To their credit, the powers that be never tried to fix their mistake. Triumph was indeed killed when the JLA Headquarters went belly-up. The last appearance of Triumph was a Triumph from an alternate dimension. That's the thing about comics: When you write yourself into a corner, resort to an alternate dimension.

So, the moral of this story is to hold off on giving yourself a name that sets expectations too high. It will only end in tears.

At least we have established a new level of character fail. Whenever a character unceremoniously fizzles, we shall call it Triumph Level Fail(tm!).

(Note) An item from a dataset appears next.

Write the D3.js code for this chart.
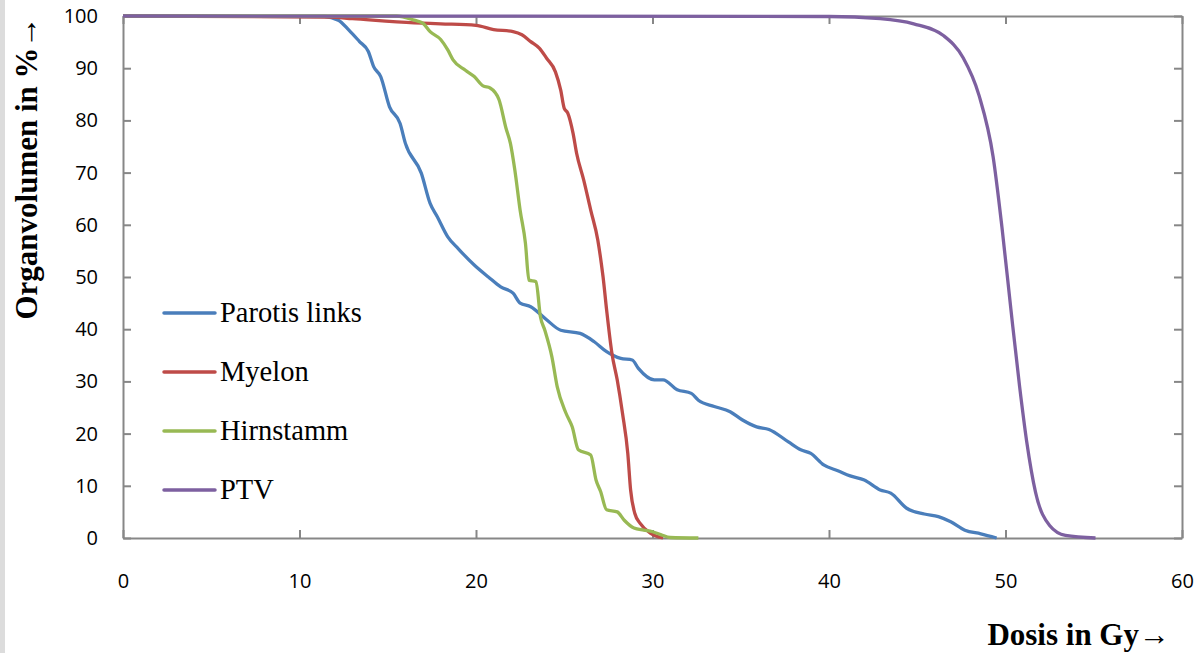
<html>
<head>
<script src="https://cdn.jsdelivr.net/npm/d3@7"></script>
<style>
  body { margin: 0; background: #fff; }
  .tick text { font-family: "Open Sans", sans-serif; font-size: 20px; fill: #000; }
</style>
</head>
<body>
<svg id="chart" width="1194" height="653"></svg>
<script>
// Dosis (Gy), Volumen (%)
var parotis = [[0,100],[11.4,99.9],[12.2,99.2],[12.8,97.3],[13.4,95.1],[13.9,93.2],[14.2,90.3],[14.6,88.4],
  [15.1,82.6],[15.7,79.4],[16.0,75.6],[16.9,69.9],[17.4,64.1],[17.8,61.6],[18.4,57.7],[19.0,55.4],[19.9,52.3],
  [20.7,50.0],[21.4,48.1],[22.1,46.9],[22.5,45.0],[23.1,44.3],[24.0,41.8],[24.8,39.8],[25.9,39.2],[26.7,37.6],
  [27.4,35.7],[28.2,34.4],[28.85,34.1],[29.2,32.5],[30.1,30.3],[30.6,30.3],[31.4,28.4],[32.2,27.7],[32.6,26.4],
  [33.5,25.2],[34.4,24.2],[35.1,22.6],[35.9,21.3],[36.6,20.8],[37.7,18.4],[38.4,16.9],[38.97,16.2],[39.7,14.0],
  [40.5,12.9],[41.2,11.9],[42.0,11.1],[42.9,9.2],[43.5,8.6],[44.4,5.7],[45.4,4.6],[46.2,4.1],[46.9,3.1],
  [47.7,1.5],[48.6,0.8],[49.5,0]];
var myelon = [[0,100],[11.7,99.8],[13.0,99.5],[16.5,98.7],[18.0,98.5],[20.0,98.2],[21.0,97.4],[22.1,97.0],
  [22.6,96.4],[23.1,95.1],[23.6,93.8],[24.0,91.9],[24.5,89.3],[24.8,85.8],[25.0,82.3],[25.2,81.4],[25.5,77.5],
  [25.7,73.7],[26.1,68.6],[26.5,62.8],[26.9,57.1],[27.1,52.6],[27.2,50.0],[27.4,43.7],[27.7,35.4],[28.0,30.3],
  [28.3,23.9],[28.6,16.2],[28.76,9.2],[29.0,4.7],[29.3,2.8],[29.9,0.9],[30.6,0]];
var hirnstamm = [[0,100],[15.5,100],[16.5,99.2],[17.0,98.6],[17.4,97.0],[18.0,95.5],[18.4,93.5],[18.7,91.6],
  [19.4,89.6],[19.9,88.4],[20.4,86.6],[20.8,86.2],[21.3,84.0],[21.7,78.5],[21.95,75.6],[22.2,70.5],[22.5,62.8],
  [22.8,56.5],[23.0,49.4],[23.4,49.1],[23.65,42.4],[23.9,39.8],[24.3,34.7],[24.6,29.0],[25.1,23.9],[25.45,21.3],
  [25.8,16.9],[26.5,15.9],[26.8,11.1],[27.06,8.9],[27.4,5.4],[28.0,5.0],[28.4,3.4],[28.95,1.9],[29.5,1.5],
  [30.0,1.2],[30.5,0.6],[31.0,0.1],[32.6,0]];
var ptv = [[0,100],[40.0,99.9],[42.9,99.5],[44.8,98.5],[46.5,96.2],[47.6,92.0],[48.5,84.8],[49.3,73.0],
  [49.8,59.5],[50.3,44.0],[50.8,29.0],[51.2,18.5],[51.7,8.8],[52.5,2.4],[53.4,0.5],[55.1,0]];

var seriesNames = ["Parotis links", "Myelon", "Hirnstamm", "PTV"];
var seriesData = [parotis, myelon, hirnstamm, ptv];
var seriesColors = ["#4a7ebb", "#be4b48", "#98b954", "#7d60a0"];
var xTicks = [0, 10, 20, 30, 40, 50, 60];
var yTicks = [0, 10, 20, 30, 40, 50, 60, 70, 80, 90, 100];

var svg = d3.select("#chart");
var mLeft = 123, mRight = 1182, mTop = 16, mBottom = 538;

svg.append("rect").attr("x", 0).attr("y", 0).attr("width", 5).attr("height", 653).attr("fill", "#dcdcdc");

var x = d3.scaleLinear().domain([0, 60]).range([mLeft, mRight]);
var y = d3.scaleLinear().domain([0, 100]).range([mBottom, mTop]);

var axisColor = "#878787";

function styleAxis(g) {
    g.selectAll("path, line").attr("stroke", axisColor).attr("stroke-width", 2);
}

svg.append("g").attr("transform", "translate(0," + mBottom + ")")
    .call(d3.axisBottom(x).tickValues(xTicks).tickSizeInner(-8).tickSizeOuter(0).tickPadding(36))
    .call(styleAxis);
svg.append("g").attr("transform", "translate(0," + mTop + ")")
    .call(d3.axisTop(x).tickValues(xTicks).tickSizeInner(-8).tickSizeOuter(0).tickFormat(""))
    .call(styleAxis);
svg.append("g").attr("transform", "translate(" + mLeft + ",0)")
    .call(d3.axisLeft(y).tickValues(yTicks).tickSizeInner(-8).tickSizeOuter(0).tickPadding(25))
    .call(styleAxis);
svg.append("g").attr("transform", "translate(" + mRight + ",0)")
    .call(d3.axisRight(y).tickValues(yTicks).tickSizeInner(-8).tickSizeOuter(0).tickFormat(""))
    .call(styleAxis);

var line = d3.line()
    .x(function(d) { return x(d[0]); })
    .y(function(d) { return y(d[1]); })
    .curve(d3.curveMonotoneX);

seriesData.forEach(function(s, i) {
    svg.append("path")
        .datum(s)
        .attr("d", line)
        .attr("fill", "none")
        .attr("stroke", seriesColors[i])
        .attr("stroke-width", 3.3)
        .attr("stroke-linejoin", "round");
});

// legend
var legendY = [313, 372, 431, 490];
seriesNames.forEach(function(name, i) {
    svg.append("line")
        .attr("x1", 164).attr("x2", 215)
        .attr("y1", legendY[i]).attr("y2", legendY[i])
        .attr("stroke", seriesColors[i]).attr("stroke-width", 3.5).attr("stroke-linecap", "round");
    svg.append("text")
        .attr("x", 220).attr("y", legendY[i] + 9)
        .attr("font-family", "Liberation Serif, serif")
        .attr("font-size", 28.5)
        .text(name);
});

// axis titles
svg.append("text")
    .attr("x", 1170).attr("y", 645)
    .attr("text-anchor", "end")
    .attr("font-family", "Liberation Serif, serif")
    .attr("font-weight", "bold")
    .attr("font-size", 31)
    .text("Dosis in Gy→");

svg.append("text")
    .attr("transform", "translate(37,168) rotate(-90)")
    .attr("text-anchor", "middle")
    .attr("font-family", "Liberation Serif, serif")
    .attr("font-weight", "bold")
    .attr("font-size", 31)
    .text("Organvolumen in %→");
</script>
</body>
</html>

Not to be confused with Captain Triumph:


That's right. In 1994, "Triumph" was a "no sale" with readers, but in 1943, "Captain Triumph" would be his birthmark-rubbin', mergin' with his dead twin brother self for a good six years, beating up people when they weren't looking:


whilst always making time for the ladies, especially ones with questionable taste in hair accessories:


So, you think we're finished? Not hardly! More on Captain Triumph tomorrow! Be there!

10 comments:

Britt Reid said...

Well, he could've been the second Captain Marvel!
No, not Captain Mar-Vell!
He was the THIRD guy!
(And, no, not Capt. Marvel, Jr, nor the Lieutenant Marvels, nor Hoppy, the Marvel Bunny, but Captain Marvel #2...an alien android who said "Split" and separated into independently-operating body parts (Yuk!)
http://atocom.blogspot.com/2010/04/lost-heroes-of-silver-age-of-comics.html

Anonymous said...

Just to clarify, I believe the idea of Triumph was that in some alternate timeline, Triumph was an original JLA member, but he was somehow erased from the timeline. And in Zero Hour, amidst some weird time-changing goings-on, he reappeared. It was a slightly clever idea, I think, but not one that lent itself to the character lasting very long beyond the one storyline.

Adam Barnett said...

This was right around Zero Hour when post-Crisis continuity was at it's most confusing. Zero Hour solved all that.... HAHAHAHAHAHAHA! I knew I couldn't say that with a straight face!

Tom K Mason said...

Looks like Captain Triumph should really be called by his club name: Captain Score.

J. L. Bell said...

I believe the ’90s were the one decade of the last five when DC didn’t have an active Kid Flash, but point taken.

okieqt said...

His muscles have muscles!

Adam Barnett said...

You are correct, J.L.! I would have sworn the Teen Titans ish took place in the 90's, but it was 2003!

Ben Evans said...

Keep in mind that Grant Morrison's stories tend to incorporate such obscure characters that nobody remembers as Zur En Arh Batman and B'wana Beast. And even he didn't care about Triumph enough to save him. That's almost an achievement in and of itself.

Josh said...

Apologies if another commenter has pointed this out, but it was Morrison who wrote the lines, "Captain Triumph? Nice guy, but he had the personality of a deck chair," in Animal Man#7. Morrison totally knew he was in the building.

dannyagogo said...

I'm not sure where this happened, or where I read this: not sure under what circumstances, Triumph's private bits were shrunk down to microscopic size (or something like that).